Avrupa Birliği Bakanlığı koordinasyonunda yürütülen ve Avrupa Birliği tarafından desteklenen “Türkiye’de Sivil Toplumun Gelişimi ve Sivil Toplum Kamu İş birliğinin Güçlendirilmesi Projesi” kapsamında, projenin konsorsiyum üyelerinden YADA, Türkiye’de sivil toplum kuruluşlarına yönelik algı ve yaklaşımları analiz eden bir dizi araştırma gerçekleştirdi ve itibar eksikliğinin nedenlerini araştırmayı ve çözümler üreterek itibar konusunu sivil toplum kuruluşları arasında yaygınlaştırmayı hedefledi. Bu kapsamda YADA, sivil toplum kuruluşlarına iletişim ve itibar yönetimi konusunda rehber metinler oluşturdu, itibar yönetimi ve iletişim stratejilerini oluşturmak üzere destek verdi, sivil diyaloğa katılımın arttırılmasını amaçlayan yeni bir sosyal medya uygulaması geliştirdi.

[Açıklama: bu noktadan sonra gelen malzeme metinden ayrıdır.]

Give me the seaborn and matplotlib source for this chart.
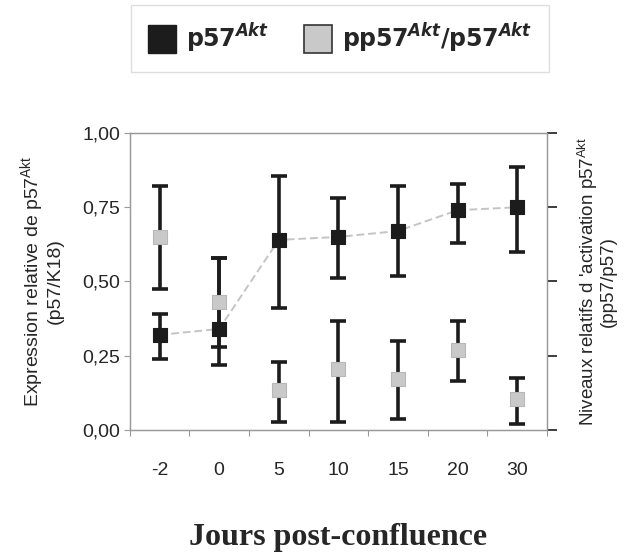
import numpy as np
import pandas as pd
import seaborn as sns
import matplotlib.pyplot as plt
from matplotlib.lines import Line2D

days = ['-2', '0', '5', '10', '15', '20', '30']
p57 = [0.32, 0.34, 0.64, 0.65, 0.67, 0.74, 0.75]
p57_low = [0.24, 0.22, 0.41, 0.51, 0.52, 0.63, 0.60]
p57_high = [0.39, 0.58, 0.855, 0.78, 0.82, 0.83, 0.885]
ratio = [0.65, 0.43, 0.135, 0.205, 0.17, 0.27, 0.105]
ratio_low = [0.475, 0.28, 0.026, 0.026, 0.036, 0.166, 0.02]
ratio_high = [0.82, 0.58, 0.227, 0.368, 0.30, 0.368, 0.176]
yticks = [0.0, 0.25, 0.5, 0.75, 1.0]
ytick_labels = ['0,00', '0,25', '0,50', '0,75', '1,00']

sns.set_style('white')
plt.rcParams['font.family'] = ['Liberation Sans', 'DejaVu Sans']
plt.rcParams['mathtext.fontset'] = 'custom'
plt.rcParams['mathtext.rm'] = 'Liberation Sans'
plt.rcParams['mathtext.it'] = 'DejaVu Sans:italic:bold'

df = pd.DataFrame({'pos': np.arange(len(days)), 'day': days,
                   'p57': p57, 'ratio': ratio})

fig = plt.figure(figsize=(6.33, 5.59), dpi=100)
ax = fig.add_axes([0.205, 0.231, 0.659, 0.531])
ax2 = ax.twinx()

black = '#1c1c1c'
grey = '#c9c9c9'

# p57 series (left axis)
sns.lineplot(data=df, x='pos', y='p57', ax=ax, color='#c4c4c4',
             linestyle=(0, (4, 2)), linewidth=1.4, zorder=1)
ax.errorbar(df['pos'], p57,
            yerr=[np.array(p57) - np.array(p57_low), np.array(p57_high) - np.array(p57)],
            fmt='none', ecolor=black, elinewidth=2.6, capsize=5.5, capthick=2.6, zorder=2)
sns.scatterplot(data=df, x='pos', y='p57', ax=ax, marker='s', s=100,
                color=black, edgecolor=black, linewidth=0.8, zorder=3)

# pp57/p57 ratio (right axis)
ax2.errorbar(df['pos'], ratio,
             yerr=[np.array(ratio) - np.array(ratio_low), np.array(ratio_high) - np.array(ratio)],
             fmt='none', ecolor=black, elinewidth=2.6, capsize=5.5, capthick=2.6, zorder=2)
sns.scatterplot(data=df, x='pos', y='ratio', ax=ax2, marker='s', s=95,
                color=grey, edgecolor='#b8b8b8', linewidth=0.8, zorder=3)

for a in (ax, ax2):
    a.set_xlim(-0.5, len(days) - 0.5)
    a.set_ylim(0, 1)
    for s in a.spines.values():
        s.set_color('#9a9a9a')
        s.set_linewidth(0.9)

ax.set_yticks(yticks)
ax.set_yticklabels(ytick_labels, fontsize=14)
ax.tick_params(axis='y', direction='out', length=4, width=0.8, color='#9a9a9a', pad=3, left=True)
ax2.set_yticks(yticks)
ax2.set_yticklabels([])
ax2.tick_params(axis='y', direction='out', length=7, width=1.2, color=black, right=True)

ax.set_xticks(np.arange(len(days)))
ax.set_xticklabels(days, fontsize=14)
ax.set_xticks(np.arange(len(days) + 1) - 0.5, minor=True)
ax.tick_params(axis='x', which='major', length=0, pad=23)
ax.tick_params(axis='x', which='minor', direction='out', length=4, width=0.8,
               color='#9a9a9a', bottom=True)

ax.set_xlabel('Jours post-confluence', family='Liberation Serif', fontweight='bold',
              fontsize=23, labelpad=32)
ax.set_ylabel('Expression relative de p57$^{\\mathrm{Akt}}$\n(p57/K18)',
              family='Liberation Sans', fontsize=14, linespacing=1.0)
ax.yaxis.set_label_coords(-0.158, 0.5)
ax2.set_ylabel("Niveaux relatifs d 'activation p57$^{\\mathrm{Akt}}$\n(pp57/p57)",
               family='Liberation Sans', fontsize=13.5, linespacing=1.0)
ax2.yaxis.set_label_coords(1.067, 0.5)

handles = [
    Line2D([], [], marker='s', linestyle='none', markersize=20,
           markerfacecolor=black, markeredgecolor=black),
    Line2D([], [], marker='s', linestyle='none', markersize=20,
           markerfacecolor=grey, markeredgecolor='#333333', markeredgewidth=1.2),
]
leg = fig.legend(handles, ['p57$^{\\mathit{Akt}}$', 'pp57$^{\\mathit{Akt}}$/p57$^{\\mathit{Akt}}$'],
                 loc='upper center', bbox_to_anchor=(0.537, 0.991), ncol=2,
                 frameon=True, fancybox=False, edgecolor='#d6d6d6',
                 prop={'family': 'DejaVu Sans', 'weight': 'bold', 'size': 17},
                 handletextpad=0.4, columnspacing=1.5, borderpad=0.7, handlelength=1.2,
                 borderaxespad=0)
leg.get_frame().set_linewidth(1.0)

fig.savefig('out.png', dpi=100)
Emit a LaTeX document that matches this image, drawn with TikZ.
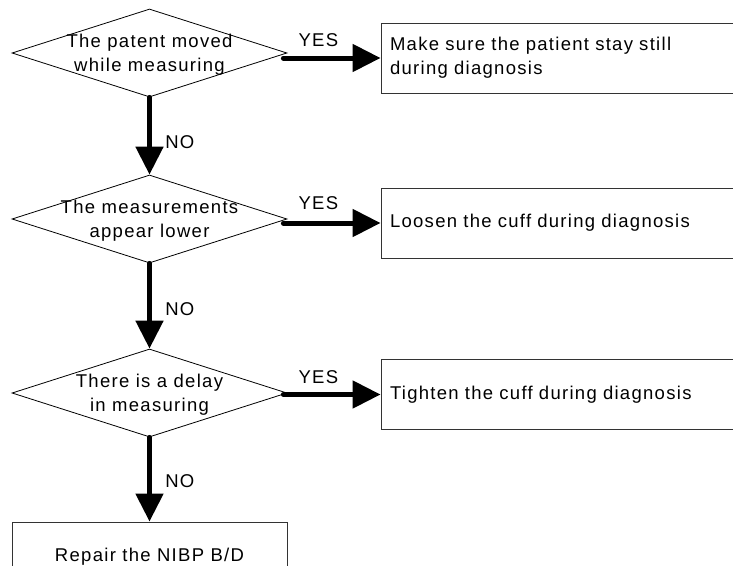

Proje kapsamında, STK’ların birbirleriyle temas edebilecekleri, tartışacakları, birbirlerini takip edebilecekleri bir iletişim platformu olan Sivil Safalar oluşturuldu.Sivil Sayfalar STK’ların hem birbirlerini izleyebilecekleri, diyalog kurabilecekleri hem de yurttaşlar tarafında aktif olarak izlenebilecekleri bir sosyal mecra, STK’lar için elverişli bir kamusal tartışma alanı olarak işlev görmeyi amaçlıyor.
YADA proje kapsamında yürüttüğü çalışmaları aşağıdaki yayınlarla yaygınlaşırdı:
“Araştırma sonuçları birbiriyle çelişir gibi görünen iki algı ortaya çıkardı. Buna göre, hem toplum, hem kamu yöneticileri hem de STK yöneticileri, “sivil toplum” kavramını, STK’ları önemsiyor ve oldukça makbul görüyordu; lakin aynı zamanda da değersiz ve itibarsız buluyor. Toplumun bir kısmı için ya da bir kısım kamu yöneticisi ve STK yöneticisi için değersiz ve itibarsız olan STK’ların tamamı değil, daha ziyade kendilerine benzemeyenler. Dahası, STK’lar da kendine benzemeyen STK’ları tanımıyor (bilmemek değil, konuşmaya-müzakereye-tartışmaya değer görmemek ya da bütünüyle pozisyonunu kabul edilemez görmek), onları dinlemiyor, temas etmiyor, diyalog kurmuyor, kendine benzeyenlerle bir araya geliyor, yalnız onlarla iş birliği geliştiriyor. Kısaca, siyasetteki kutuplaşma sivil topluma da yansıyor. Bu nedenle olsa gerek, Türkiye’nin sorunlarının çözülmesine STK’ların katkısı hayli sınırlı kalıyor. Bize göre STK’ların temsil ettikleri meselelerini kendilerine benzemeyen STK’larla birlikte çözmeye çalışması, en azından onlara kendilerini anlatmayı denemesi gerekiyor. Bununla sahte bir uzlaşma ve diyalogu ya da ötekine kayıtsız bir hoşgörüyü kastetmiyoruz elbette. Daha çok, kendine benzemeyeni değersiz, itibarsız ya da top yekûn yok sayan bir algının yerini onu rakip, hasım, meşru, muarız olarak gören bir algının alması gereğinden söz ediyoruz.”